• Task to complete:
Leave out the pictures and set down exactly the lines from the start of the listing through the one with "axr = fig.add_axes([566", both included.

• Listed records:
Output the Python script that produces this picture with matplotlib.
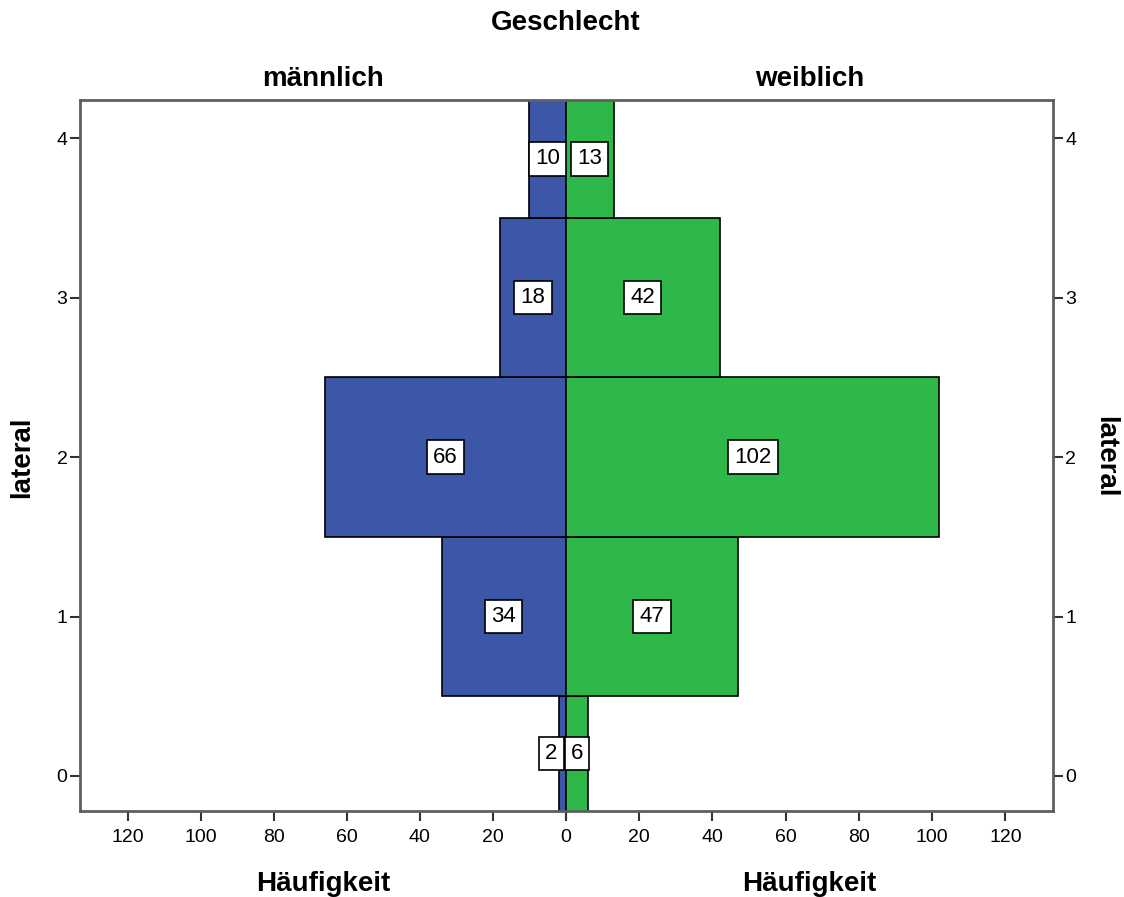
import matplotlib as mplt
import matplotlib.pyplot as plt

mplt.use("Agg")

plt.rcParams["font.family"] = ["Liberation Sans", "DejaVu Sans"]

# data
lateral = [0, 1, 2, 3, 4]
maennlich = [2, 34, 66, 18, 10]
weiblich = [6, 47, 102, 42, 13]
xticks = [0, 20, 40, 60, 80, 100, 120]

blue = "#3d57a8"
green = "#2eb84a"
frame = "#5f5f5f"

ymin, ymax = -0.22, 4.24
xmax = 133

fig = plt.figure(figsize=(11.24, 8.97), dpi=100)
axl = fig.add_axes([80 / 1124, 86 / 897, 486 / 1124, 711 / 897])
axr = fig.add_axes([566 / 1124, 86 / 897, 487 / 1124, 711 / 897])

box = dict(boxstyle="square,pad=0.28", facecolor="white", edgecolor="black", linewidth=1.2)


def label_y(y):
    # label sits in the middle of the visible part of the bar
    lo = max(y - 0.5, ymin)
    hi = min(y + 0.5, ymax)
    return (lo + hi) / 2


for ax, vals, col, side in [(axl, maennlich, blue, -1), (axr, weiblich, green, 1)]:
    ax.barh(lateral, vals, height=1.0, color=col, edgecolor="black", linewidth=1.2, zorder=2)
    for y, v in zip(lateral, vals):
        if v < 5:
            # too thin: push the box off the centre line
            ax.annotate(str(v), (0, label_y(y)), xytext=(6 * side, 0), textcoords="offset points",
                        ha="left" if side > 0 else "right", va="center", fontsize=16, zorder=3, bbox=box)
        else:
            ax.text(v / 2, label_y(y), str(v), ha="center", va="center", fontsize=16, zorder=3, bbox=box)
    ax.set_ylim(ymin, ymax)
    ax.set_yticks(lateral)
    ax.tick_params(axis="x", labelsize=14, length=7, width=1.5, color="#333333", pad=6)
    ax.tick_params(axis="y", labelsize=14, length=7, width=1.5, color="#333333", pad=2)
    ax.set_xlabel("Häufigkeit", fontsize=20, fontweight="bold", labelpad=18)
    for s in ax.spines.values():
        s.set_color(frame)
        s.set_linewidth(2)

# left panel
axl.set_xlim(xmax, 0)
axl.set_xticks(xticks)
axl.spines["right"].set_visible(False)
axl.yaxis.tick_left()
axl.set_title("männlich", fontsize=20, fontweight="bold", pad=10)

# right panel (shared 0 is labelled once, by the left panel)
axr.set_xlim(0, xmax)
axr.set_xticks(xticks, [""] + [str(t) for t in xticks[1:]])
axr.spines["left"].set_visible(False)
axr.yaxis.tick_right()
axr.set_title("weiblich", fontsize=20, fontweight="bold", pad=10)

fig.text(22 / 1124, 1 - 457 / 897, "lateral", rotation=90, ha="center", va="center",
         fontsize=20, fontweight="bold")
fig.text(1105 / 1124, 1 - 457 / 897, "lateral", rotation=-90, ha="center", va="center",
         fontsize=20, fontweight="bold")
fig.text(566 / 1124, 1 - 23 / 897, "Geschlecht", ha="center", va="center", fontsize=20, fontweight="bold")

plt.savefig("out.png", dpi=100)
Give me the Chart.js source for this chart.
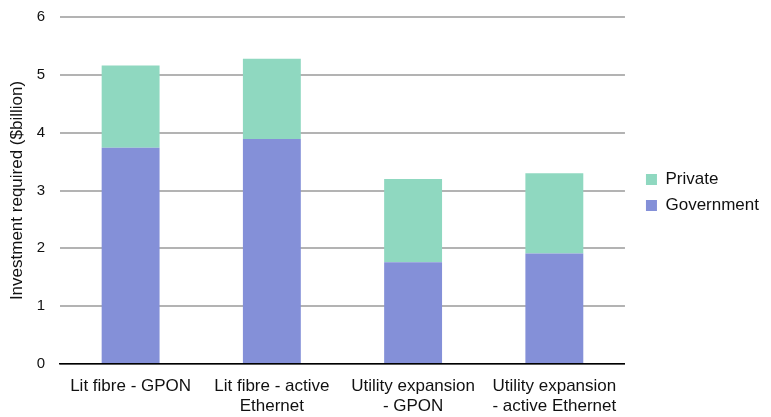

• Problem solution:
Output the Python script that produces this picture with matplotlib.
import matplotlib as mplt
import matplotlib.pyplot as plt

mplt.use("Agg")

plt.rcParams["font.family"] = ["Liberation Sans", "DejaVu Sans"]

# data
lateral = [0, 1, 2, 3, 4]
maennlich = [2, 34, 66, 18, 10]
weiblich = [6, 47, 102, 42, 13]
xticks = [0, 20, 40, 60, 80, 100, 120]

blue = "#3d57a8"
green = "#2eb84a"
frame = "#5f5f5f"

ymin, ymax = -0.22, 4.24
xmax = 133

fig = plt.figure(figsize=(11.24, 8.97), dpi=100)
axl = fig.add_axes([80 / 1124, 86 / 897, 486 / 1124, 711 / 897])
axr = fig.add_axes([566 / 1124, 86 / 897, 487 / 1124, 711 / 897])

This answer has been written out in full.